The report, prepared by IAEA head Mohamed ElBaradei for a March 6 meeting of the agency's 35-country board of governors, could help determine what action the UN Security Council will take against Iran, which says its nuclear program is intended solely for peaceful purposes.

The IAEA decided at a Feb. 4 meeting to report Tehran to the council over concerns it might be seeking nuclear arms. But further action was deferred until the end of next week's meeting at the insistence of veto-wielding council members Russia and China, which have close economic and political ties with Iran.

Mottaki said Iran had a right to nuclear technology for peaceful purposes and is committed not to build nuclear weapons.

"Iran also, like Japan, enjoys its right to have nuclear technology for peaceful purposes," Mottaki told reporters after talks with Koizumi. "We are against nuclear weapons."

However, the IAEA report said Iran plans to start setting up thousands of uranium enriching centrifuges this year even as it negotiates with Russia on scrapping such domestic activity, which is a possible pathway to nuclear arms.

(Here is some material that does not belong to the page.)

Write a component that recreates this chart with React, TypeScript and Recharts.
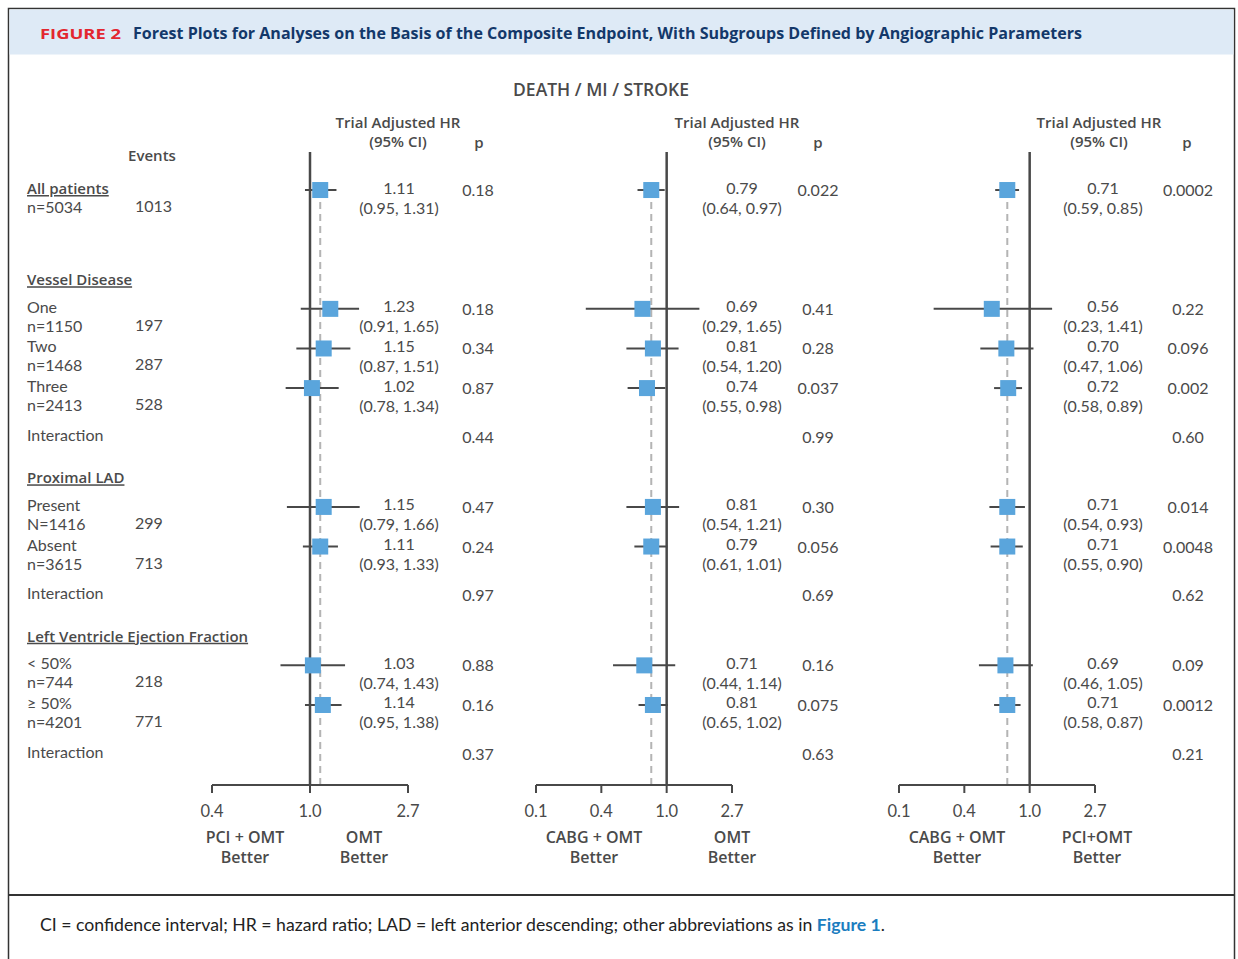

Russia dampened hopes of a deal with Iran on Monday, saying Tehran must first freeze its domestic uranium enrichment, something Iran has refused to do. Russian Foreign Ministry spokesman Mikhail Kamynin told the Interfax news agency he expected talks with Iran to resume in the coming days.

The Russian offer to host Iran's uranium enrichment program has been backed by the United States and the European Union as a way to provide more guarantees that Tehran's atomic program cannot be diverted to build weapons.

But the IAEA report showed Iran pressing ahead with enrichment at home by going from testing a lone centrifuge - a machine that spins uranium gas into enriched uranium - to introducing the gas into 10 centrifuges and beginning enrichment between Feb. 11 and Feb 15.

Furthermore, said the report, Iran began final maintenance of an additional 20 centrifuges a week ago, reflecting determination to further expand enrichment.

That would leave Iran still far short of the thousands of centrifuges it needs to enrich substantial amounts of uranium. Still, it reflected the country's plans to forge ahead with domestic enrichment even as it talks with Moscow.

And just a few months down the road, "commencement of the installation of the first 3,000 . . . (centrifuges) is planned for the fourth quarter of 2006," said the report.

Experts estimate that Iran already has enough black-market components in storage to build the 1,500 operating centrifuges it would need to make the 20 kilograms of highly enriched uranium needed for one crude weapon.